= Windsor Hall (Montreal) =

Former performance venues

Windsor Hall, also known as the Salle Windsor, was the name of two performance spaces attached to the Windsor Hotel in Montreal, Canada. The first Windsor Hall was a concert hall that sat 1300 people which was located next door to the Windsor Hotel. It was built in 1890 and demolished in 1906. During its 16 year history Windsor Hall was the resident performance space for the Montreal Philharmonic Society (1890–1899), the Montreal Symphony Orchestra (1894–1903), and the Montreal Oratorio Society (1902–1906).

The New York City Metropolitan Opera toured Windsor Hall in October 1896 under conductor Anton Seidl, and the hall was used for the Cycle of Musical Festivals of the Dominion of Canada in 1903 in concerts presented by Alexander Mackenzie. In February 1904 the Pittsburgh Symphony Orchestra performed in concerts led by Victor Herbert at Windsor Hall. Numerous well known musicians performed at Windsor Hall, among them Emma Albani, Lillian Nordica, the Kneisel Quartet, Vladimir de Pachmann, Ignacy Jan Paderewski, Emil Sauer, Ernestine Schumann-Heink, and Eugène Ysaÿe.
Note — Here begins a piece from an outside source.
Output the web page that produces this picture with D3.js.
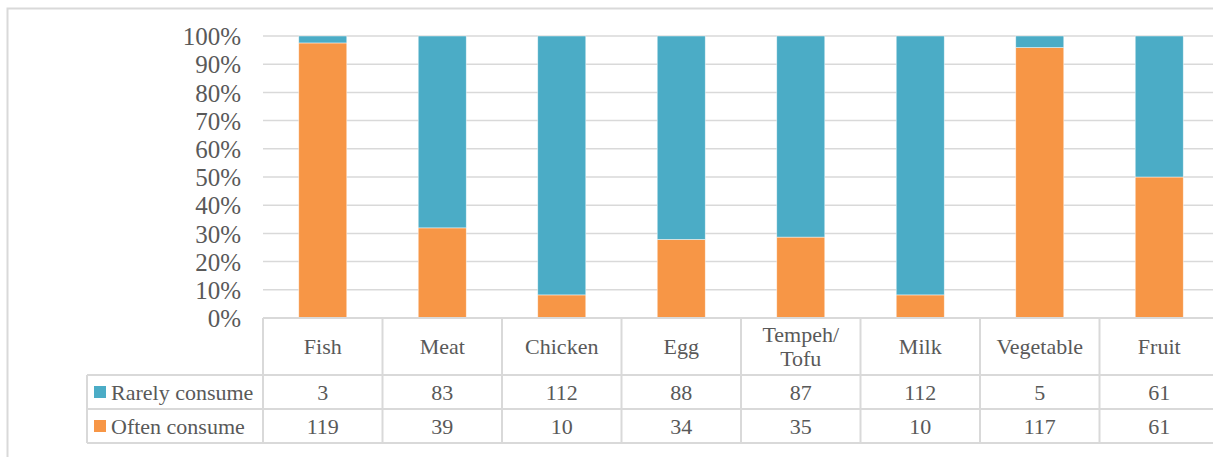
<!DOCTYPE html>
<html><head><meta charset="utf-8">
<script src="https://cdn.jsdelivr.net/npm/d3@7"></script>
<style>
html,body{margin:0;padding:0;background:#fff;}
svg{display:block;}
text{font-family:"Liberation Serif",serif;fill:#595959;}
</style></head>
<body>
<svg id="c" width="1213" height="457"></svg>
<script>
const categories = ["Fish","Meat","Chicken","Egg","Tempeh/\nTofu","Milk","Vegetable","Fruit"];
const rarely = [3,83,112,88,87,112,5,61];
const often = [119,39,10,34,35,10,117,61];
const seriesNames = ["Rarely consume","Often consume"];
const seriesColors = ["#4BACC6","#F79646"];
const yTicks = [0,0.1,0.2,0.3,0.4,0.5,0.6,0.7,0.8,0.9,1.0];

const svg = d3.select("#c");
const grid = "#D9D9D9";
const L = 263, R = 1219, T = 36, B = 318;
const rowTop = [318, 375, 409, 443];
const legendLeft = 87;

// outer frame
svg.append("path").attr("d", `M7.5,470 V8.5 H1230`).attr("fill","none").attr("stroke",grid).attr("stroke-width",2);

const x = d3.scaleBand().domain(categories).range([L,R]).paddingInner(0.598).paddingOuter(0.299);
const y = d3.scaleLinear().domain([0,1]).range([B,T]);

// gridlines
svg.append("g").selectAll("line").data(yTicks.filter(t=>t>0)).join("line")
  .attr("x1",L).attr("x2",R).attr("y1",d=>y(d)).attr("y2",d=>y(d))
  .attr("stroke",grid).attr("stroke-width",1.5);

// y-axis labels
const yAxis = d3.axisLeft(y).tickValues(yTicks).tickFormat(d3.format(".0%")).tickSize(0).tickPadding(0);
const ya = svg.append("g").attr("transform",`translate(241,0)`).call(yAxis);
ya.select(".domain").remove();
ya.selectAll("text").attr("font-size","25px").attr("fill","#595959").attr("font-family","Liberation Serif").attr("dy","0.35em");

// stacked bars (100%)
const data = categories.map((c,i)=>({cat:c, often:often[i]/(often[i]+rarely[i]), rarely:rarely[i]/(often[i]+rarely[i])}));
const stack = d3.stack().keys(["often","rarely"])(data);
const colorFor = {often:seriesColors[1], rarely:seriesColors[0]};
svg.append("g").selectAll("g").data(stack).join("g")
  .attr("fill",d=>colorFor[d.key])
  .selectAll("rect").data(d=>d).join("rect")
  .attr("x",d=>x(d.data.cat)).attr("width",x.bandwidth())
  .attr("y",d=>y(d[1])).attr("height",d=>y(d[0])-y(d[1]))
  .attr("stroke","#ffffff").attr("stroke-opacity",0.6).attr("stroke-width",0.75);

// table lines
const tg = svg.append("g").attr("stroke",grid).attr("stroke-width",2).attr("fill","none");
tg.append("line").attr("x1",L).attr("x2",R).attr("y1",rowTop[0]).attr("y2",rowTop[0]);
[1,2,3].forEach(k=>tg.append("line").attr("x1",legendLeft).attr("x2",R).attr("y1",rowTop[k]).attr("y2",rowTop[k]));
tg.append("line").attr("x1",legendLeft).attr("x2",legendLeft).attr("y1",rowTop[1]).attr("y2",rowTop[3]);
const step = x.step();
d3.range(categories.length+1).forEach(i=>{
  const xx = L + i*step;
  tg.append("line").attr("x1",xx).attr("x2",xx).attr("y1",rowTop[0]).attr("y2",rowTop[3]);
});

// header texts
const fs = 22;
const hdr = svg.append("g");
categories.forEach(c=>{
  const cx = x(c) + x.bandwidth()/2;
  const lines = c.split("\n");
  const cy = (rowTop[0]+rowTop[1])/2;
  const lh = 24;
  lines.forEach((ln,j)=>{
    hdr.append("text").attr("x",cx).attr("y",cy + (j-(lines.length-1)/2)*lh)
      .attr("dy","0.35em").attr("text-anchor","middle").attr("font-size",fs+"px").text(ln);
  });
});

// data rows
const rows = [rarely, often];
rows.forEach((vals,r)=>{
  const cy = (rowTop[r+1]+rowTop[r+2])/2;
  svg.append("rect").attr("x",94).attr("y",cy-6).attr("width",12).attr("height",12).attr("fill",seriesColors[r]);
  svg.append("text").attr("x",111).attr("y",cy).attr("dy","0.35em").attr("font-size",fs+"px").text(seriesNames[r]);
  vals.forEach((v,i)=>{
    svg.append("text").attr("x",x(categories[i])+x.bandwidth()/2).attr("y",cy).attr("dy","0.35em")
      .attr("text-anchor","middle").attr("font-size",fs+"px").text(v);
  });
});
</script>
</body></html>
While predominantly a music venue, Windsor Hall was also used for other events such as lectures and early screenings of silent films. Winston Churchill gave a lecture there in December 1900 during his first visit to Canada. Charles Urban's film series Living Canada was presented at Windsor Hall over a six week period in 1903.

After Windsor Hall was demolished, the ballroom of Windsor Hotel was rechristened Windsor Hall. It too served as a performance and event space. The Dubois String Quartet performed there often from 1915 to 1927. The hotel also had its own resident chamber orchestra led by Jean-Yves Landry. The hall ceased being used when the hotel closed in 1981.